We set a challenge for our boy to behave well during stages of the holiday. This could be the check-in process, during take-off, or while we’re at a restaurant and should he behave, he gets a sticker. For every three stickers, he’ll get a reward, which might be ice-cream or a chocolate or something more substantial like a toy.
My wife is amazing at preparing for trips, which has saved us on many an occasion. She’ll get a number of small, easy to pack presents (TK Maxx and Amazon are great for these), wrap them, and then take them away with us. These don’t take up much space in hand luggage and are hugely effective as a reward.
It’s even got to the stage where our boy has asked us whether his behaviour has warranted a sticker, and that’s when we realised we’d hit on something great!
2. Teach your child basic words in the native language
Teaching your child a few simple words in the language of the country you’re visiting is a sure fire way to win friends, as well as keep your kids entertained. A simple hello and thank you goes a long way and immediately scores you points with locals.
Check out language tutorial videos on YouTube before you travel, or even while you’re travelling, to get your kids engaged.

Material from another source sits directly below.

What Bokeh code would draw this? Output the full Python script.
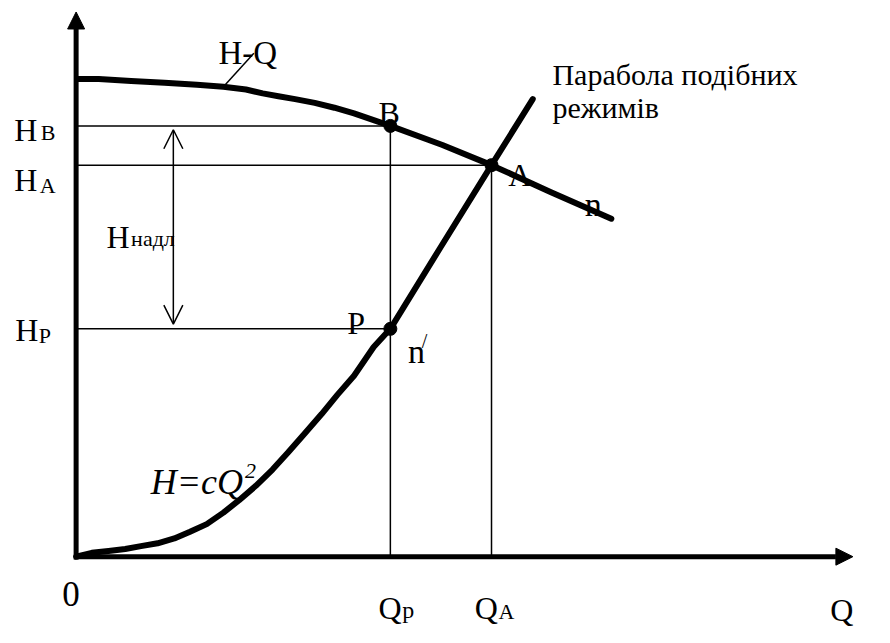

3. Make travelling with kids part of the holiday
Someone once said that it’s not about the destination, it’s all about the journey, and how you get there. However when you go away on holiday with kids, it really is all about the destination.
However, a great tip for travelling with kids is to turn the travelling into part of the experience.
It’s tempting to tell your children about the beaches and swimming pools and all the activities you’ll do when you’re on holiday, but that means the journey is considered a hindrance to the good times. It’s blocking your kids from having fun. And that needn’t be the case.
Talking about the travel means that the moment your child sets foot outside of the house, they’re experiencing the holiday. Tell your kids about the plane, train or boat and what the captain and cabin crew do and how they’re taking you to your destination etc. This should introduce that element of excitement at the start of the holiday, not when you’re arriving.
4. Plan your flight times
Rocking up in a new country at 8am after a long flight might give you the opportunity for a full day’s exploring or chilling on the beach, but it might not be the best time for your nippers.
While it’s not always possible to choose the most convenient flight times (I’m looking at you Ryan Air), it’s worth planning your take off or arrival times. Of course this depends on the length of the flight, however the last thing you want is for your child to fall asleep during the journey and then be completely wired for when you arrive at your hotel at 10pm.
I remember checking in to a Bangkok hotel just before midnight and after a pleasant, sleep-filled flight, our boy was wide awake while we were exhausted and with no hope of getting him down.
5. Use a backpack for your hand luggage
Perhaps the most simple tip in this list. Using a backpack is so much easier than holding a bag – it means you have free hands for all the extra stuff you need when travelling with a child!
I made this mistake on my first trip away with my son. Carrying him in one hand and my bag in the other, and then his emergency bag (packed full with spare clothes, nappies, wipes etc.) around my neck wasn’t pleasant.
6. Have something organised for your first day back home
This is rarely planned yet so effective. I remember the days before child (BC) when our first day home was a mix of washing, food shopping and chilling. And as any parent knows, chilling + children doesn’t go together.
Therefore in order to keep the kids entertained, it’s always a good idea to plan out your first day back so that you can keep their energy levels high and saves you from scratching around for ideas in that first-day-back-from-holiday-daze.
We also tend to do an online grocery order for delivery for our first day back (ensuring any delays are taking into account) so that we’re stocked up and don’t have to drag our kids around the store.